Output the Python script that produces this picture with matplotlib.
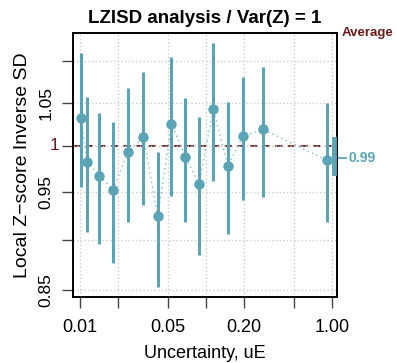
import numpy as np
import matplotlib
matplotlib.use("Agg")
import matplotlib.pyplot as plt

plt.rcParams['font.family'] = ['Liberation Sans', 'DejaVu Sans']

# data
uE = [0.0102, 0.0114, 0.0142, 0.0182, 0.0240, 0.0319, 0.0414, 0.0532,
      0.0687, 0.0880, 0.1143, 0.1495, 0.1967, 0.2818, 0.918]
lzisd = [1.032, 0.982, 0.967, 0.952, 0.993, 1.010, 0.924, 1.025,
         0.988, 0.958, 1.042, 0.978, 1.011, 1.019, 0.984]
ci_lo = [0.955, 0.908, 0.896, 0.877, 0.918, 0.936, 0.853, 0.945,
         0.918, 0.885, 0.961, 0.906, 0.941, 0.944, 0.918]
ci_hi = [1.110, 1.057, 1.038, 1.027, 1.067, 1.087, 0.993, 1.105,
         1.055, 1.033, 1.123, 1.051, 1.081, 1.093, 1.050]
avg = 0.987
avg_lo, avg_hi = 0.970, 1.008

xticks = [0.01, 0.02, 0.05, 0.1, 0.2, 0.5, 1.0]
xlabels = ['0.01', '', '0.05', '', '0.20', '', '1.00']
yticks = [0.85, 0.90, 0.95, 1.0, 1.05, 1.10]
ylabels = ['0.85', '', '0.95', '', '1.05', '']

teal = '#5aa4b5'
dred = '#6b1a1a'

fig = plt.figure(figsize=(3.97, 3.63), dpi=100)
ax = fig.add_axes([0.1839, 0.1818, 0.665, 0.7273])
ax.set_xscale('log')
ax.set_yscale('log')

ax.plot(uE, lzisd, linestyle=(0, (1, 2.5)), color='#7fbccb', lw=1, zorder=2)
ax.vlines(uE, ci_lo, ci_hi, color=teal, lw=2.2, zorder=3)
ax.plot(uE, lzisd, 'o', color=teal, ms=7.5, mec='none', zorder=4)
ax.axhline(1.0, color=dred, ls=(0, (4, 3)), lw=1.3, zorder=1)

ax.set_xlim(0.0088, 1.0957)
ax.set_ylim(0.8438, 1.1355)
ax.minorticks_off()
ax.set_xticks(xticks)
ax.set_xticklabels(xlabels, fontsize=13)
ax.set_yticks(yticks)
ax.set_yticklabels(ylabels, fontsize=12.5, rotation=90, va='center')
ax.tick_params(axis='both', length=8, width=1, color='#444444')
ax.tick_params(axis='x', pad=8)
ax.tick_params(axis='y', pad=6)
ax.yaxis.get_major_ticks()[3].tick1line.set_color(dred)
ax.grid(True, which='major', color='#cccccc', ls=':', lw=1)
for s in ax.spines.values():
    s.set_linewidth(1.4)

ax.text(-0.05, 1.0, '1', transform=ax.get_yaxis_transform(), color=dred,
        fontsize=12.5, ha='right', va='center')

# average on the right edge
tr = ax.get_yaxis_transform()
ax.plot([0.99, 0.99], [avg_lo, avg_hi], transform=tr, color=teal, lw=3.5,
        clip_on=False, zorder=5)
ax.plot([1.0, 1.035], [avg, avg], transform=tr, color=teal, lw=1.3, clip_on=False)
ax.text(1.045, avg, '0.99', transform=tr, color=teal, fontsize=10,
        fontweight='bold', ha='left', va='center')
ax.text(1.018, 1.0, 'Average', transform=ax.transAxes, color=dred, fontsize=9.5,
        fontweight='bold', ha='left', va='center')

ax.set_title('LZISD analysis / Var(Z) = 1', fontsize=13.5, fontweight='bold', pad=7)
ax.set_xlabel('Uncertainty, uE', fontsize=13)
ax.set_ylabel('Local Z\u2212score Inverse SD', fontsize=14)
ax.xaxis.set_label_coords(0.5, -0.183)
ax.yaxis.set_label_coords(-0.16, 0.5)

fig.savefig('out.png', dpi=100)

### WORK TO COMPLETE:
Skipping the pictures, transcribe each line above exactly as it appears.

### OUTPUT FOR THIS EXERCISE:
Output the Python script that produces this picture with matplotlib.
import numpy as np
import matplotlib
matplotlib.use("Agg")
import matplotlib.pyplot as plt

plt.rcParams['font.family'] = ['Liberation Sans', 'DejaVu Sans']

# data
uE = [0.0102, 0.0114, 0.0142, 0.0182, 0.0240, 0.0319, 0.0414, 0.0532,
      0.0687, 0.0880, 0.1143, 0.1495, 0.1967, 0.2818, 0.918]
lzisd = [1.032, 0.982, 0.967, 0.952, 0.993, 1.010, 0.924, 1.025,
         0.988, 0.958, 1.042, 0.978, 1.011, 1.019, 0.984]
ci_lo = [0.955, 0.908, 0.896, 0.877, 0.918, 0.936, 0.853, 0.945,
         0.918, 0.885, 0.961, 0.906, 0.941, 0.944, 0.918]
ci_hi = [1.110, 1.057, 1.038, 1.027, 1.067, 1.087, 0.993, 1.105,
         1.055, 1.033, 1.123, 1.051, 1.081, 1.093, 1.050]
avg = 0.987
avg_lo, avg_hi = 0.970, 1.008

xticks = [0.01, 0.02, 0.05, 0.1, 0.2, 0.5, 1.0]
xlabels = ['0.01', '', '0.05', '', '0.20', '', '1.00']
yticks = [0.85, 0.90, 0.95, 1.0, 1.05, 1.10]
ylabels = ['0.85', '', '0.95', '', '1.05', '']

teal = '#5aa4b5'
dred = '#6b1a1a'

fig = plt.figure(figsize=(3.97, 3.63), dpi=100)
ax = fig.add_axes([0.1839, 0.1818, 0.665, 0.7273])
ax.set_xscale('log')
ax.set_yscale('log')

ax.plot(uE, lzisd, linestyle=(0, (1, 2.5)), color='#7fbccb', lw=1, zorder=2)
ax.vlines(uE, ci_lo, ci_hi, color=teal, lw=2.2, zorder=3)
ax.plot(uE, lzisd, 'o', color=teal, ms=7.5, mec='none', zorder=4)
ax.axhline(1.0, color=dred, ls=(0, (4, 3)), lw=1.3, zorder=1)

ax.set_xlim(0.0088, 1.0957)
ax.set_ylim(0.8438, 1.1355)
ax.minorticks_off()
ax.set_xticks(xticks)
ax.set_xticklabels(xlabels, fontsize=13)
ax.set_yticks(yticks)
ax.set_yticklabels(ylabels, fontsize=12.5, rotation=90, va='center')
ax.tick_params(axis='both', length=8, width=1, color='#444444')
ax.tick_params(axis='x', pad=8)
ax.tick_params(axis='y', pad=6)
ax.yaxis.get_major_ticks()[3].tick1line.set_color(dred)
ax.grid(True, which='major', color='#cccccc', ls=':', lw=1)
for s in ax.spines.values():
    s.set_linewidth(1.4)

ax.text(-0.05, 1.0, '1', transform=ax.get_yaxis_transform(), color=dred,
        fontsize=12.5, ha='right', va='center')

# average on the right edge
tr = ax.get_yaxis_transform()
ax.plot([0.99, 0.99], [avg_lo, avg_hi], transform=tr, color=teal, lw=3.5,
        clip_on=False, zorder=5)
ax.plot([1.0, 1.035], [avg, avg], transform=tr, color=teal, lw=1.3, clip_on=False)
ax.text(1.045, avg, '0.99', transform=tr, color=teal, fontsize=10,
        fontweight='bold', ha='left', va='center')
ax.text(1.018, 1.0, 'Average', transform=ax.transAxes, color=dred, fontsize=9.5,
        fontweight='bold', ha='left', va='center')

ax.set_title('LZISD analysis / Var(Z) = 1', fontsize=13.5, fontweight='bold', pad=7)
ax.set_xlabel('Uncertainty, uE', fontsize=13)
ax.set_ylabel('Local Z\u2212score Inverse SD', fontsize=14)
ax.xaxis.set_label_coords(0.5, -0.183)
ax.yaxis.set_label_coords(-0.16, 0.5)

fig.savefig('out.png', dpi=100)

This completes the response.